■ **Available data**
__________

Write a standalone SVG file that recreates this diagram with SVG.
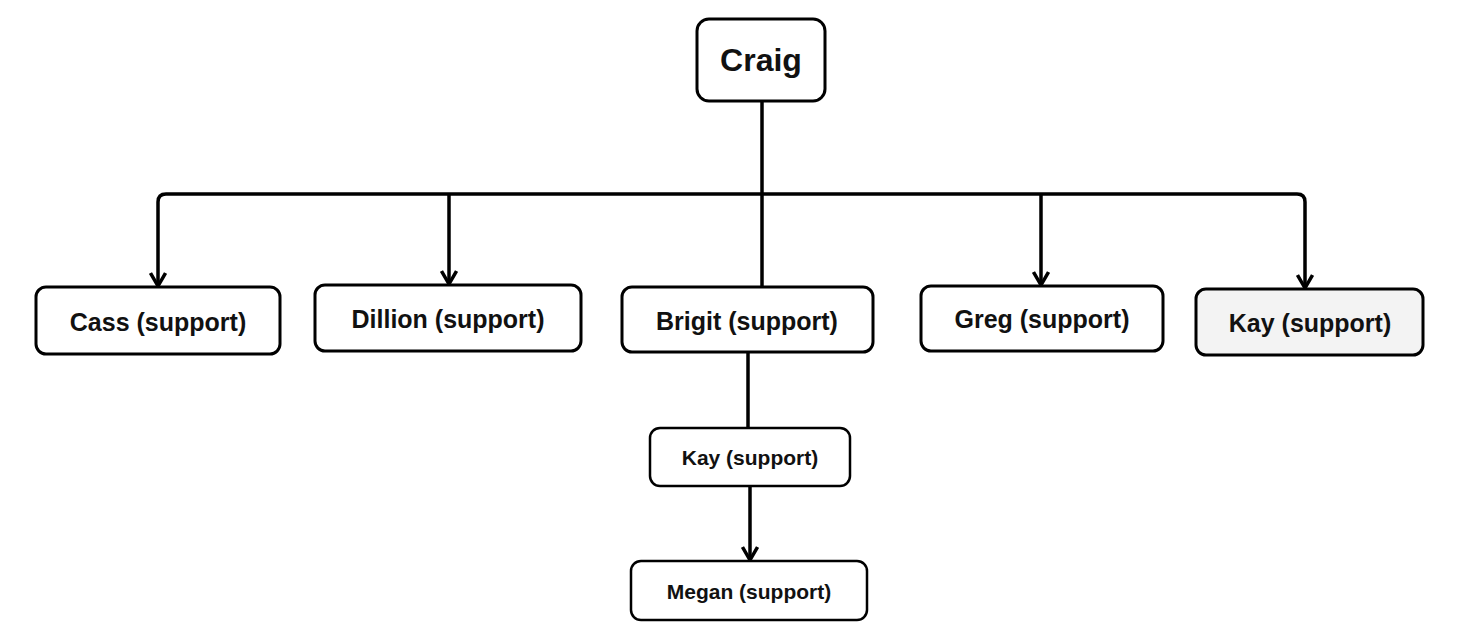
<svg xmlns="http://www.w3.org/2000/svg" width="1460" height="629" viewBox="0 0 1460 629">
<style>
.n rect{fill:#fff;stroke:#000;stroke-width:3}
.n text{font-family:"Liberation Sans",Arial,sans-serif;font-weight:bold;text-anchor:middle;fill:#111}
.c path{fill:none;stroke:#000;stroke-width:3.5}
</style>
<defs>
<marker id="v" viewBox="0 0 16 18" refX="14" refY="9" markerWidth="16" markerHeight="18" markerUnits="userSpaceOnUse" orient="auto">
<path d="M1,1.5 L14,9 L1,16.5" fill="none" stroke="#000" stroke-width="3.5"/>
</marker>
</defs>
<rect width="1460" height="629" fill="#fff"/>
<g class="c">
<path d="M762,101 V287"/>
<path d="M762,194 H166 Q158,194 158,202 V286" marker-end="url(#v)"/>
<path d="M449,194 V284" marker-end="url(#v)"/>
<path d="M762,194 H1297 Q1305,194 1305,202 V288" marker-end="url(#v)"/>
<path d="M1041,194 V285" marker-end="url(#v)"/>
<path d="M748,352 V428"/>
<path d="M750,486 V560" marker-end="url(#v)"/>
</g>
<g class="n" id="craig"><rect x="697" y="19" width="128" height="82" rx="12"/><text x="761" y="71" font-size="32">Craig</text></g>
<g class="n" id="cass"><rect x="36" y="287" width="244" height="67" rx="10"/><text x="158" y="331" font-size="25">Cass (support)</text></g>
<g class="n" id="dillion"><rect x="315" y="285" width="266" height="66" rx="10"/><text x="448" y="328" font-size="25">Dillion (support)</text></g>
<g class="n" id="brigit"><rect x="622" y="287" width="251" height="65" rx="10"/><text x="747" y="330" font-size="25">Brigit (support)</text></g>
<g class="n" id="greg"><rect x="921" y="286" width="242" height="65" rx="10"/><text x="1042" y="328" font-size="25">Greg (support)</text></g>
<g class="n" id="kay1"><rect x="1196" y="289" width="227" height="66" rx="10" style="fill:#f3f3f3"/><text x="1310" y="332" font-size="25">Kay (support)</text></g>
<g class="n" id="kay2"><rect x="650" y="428" width="200" height="58" rx="10" style="stroke-width:2.5"/><text x="750" y="465" font-size="21">Kay (support)</text></g>
<g class="n" id="megan"><rect x="631" y="561" width="236" height="59" rx="10" style="stroke-width:2.5"/><text x="749" y="599" font-size="21">Megan (support)</text></g>
</svg>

__________

Copy each line above precisely, dropping the pictures.

■ **Full response**
Write a standalone SVG file that recreates this diagram with SVG.
<svg xmlns="http://www.w3.org/2000/svg" width="1460" height="629" viewBox="0 0 1460 629">
<style>
.n rect{fill:#fff;stroke:#000;stroke-width:3}
.n text{font-family:"Liberation Sans",Arial,sans-serif;font-weight:bold;text-anchor:middle;fill:#111}
.c path{fill:none;stroke:#000;stroke-width:3.5}
</style>
<defs>
<marker id="v" viewBox="0 0 16 18" refX="14" refY="9" markerWidth="16" markerHeight="18" markerUnits="userSpaceOnUse" orient="auto">
<path d="M1,1.5 L14,9 L1,16.5" fill="none" stroke="#000" stroke-width="3.5"/>
</marker>
</defs>
<rect width="1460" height="629" fill="#fff"/>
<g class="c">
<path d="M762,101 V287"/>
<path d="M762,194 H166 Q158,194 158,202 V286" marker-end="url(#v)"/>
<path d="M449,194 V284" marker-end="url(#v)"/>
<path d="M762,194 H1297 Q1305,194 1305,202 V288" marker-end="url(#v)"/>
<path d="M1041,194 V285" marker-end="url(#v)"/>
<path d="M748,352 V428"/>
<path d="M750,486 V560" marker-end="url(#v)"/>
</g>
<g class="n" id="craig"><rect x="697" y="19" width="128" height="82" rx="12"/><text x="761" y="71" font-size="32">Craig</text></g>
<g class="n" id="cass"><rect x="36" y="287" width="244" height="67" rx="10"/><text x="158" y="331" font-size="25">Cass (support)</text></g>
<g class="n" id="dillion"><rect x="315" y="285" width="266" height="66" rx="10"/><text x="448" y="328" font-size="25">Dillion (support)</text></g>
<g class="n" id="brigit"><rect x="622" y="287" width="251" height="65" rx="10"/><text x="747" y="330" font-size="25">Brigit (support)</text></g>
<g class="n" id="greg"><rect x="921" y="286" width="242" height="65" rx="10"/><text x="1042" y="328" font-size="25">Greg (support)</text></g>
<g class="n" id="kay1"><rect x="1196" y="289" width="227" height="66" rx="10" style="fill:#f3f3f3"/><text x="1310" y="332" font-size="25">Kay (support)</text></g>
<g class="n" id="kay2"><rect x="650" y="428" width="200" height="58" rx="10" style="stroke-width:2.5"/><text x="750" y="465" font-size="21">Kay (support)</text></g>
<g class="n" id="megan"><rect x="631" y="561" width="236" height="59" rx="10" style="stroke-width:2.5"/><text x="749" y="599" font-size="21">Megan (support)</text></g>
</svg>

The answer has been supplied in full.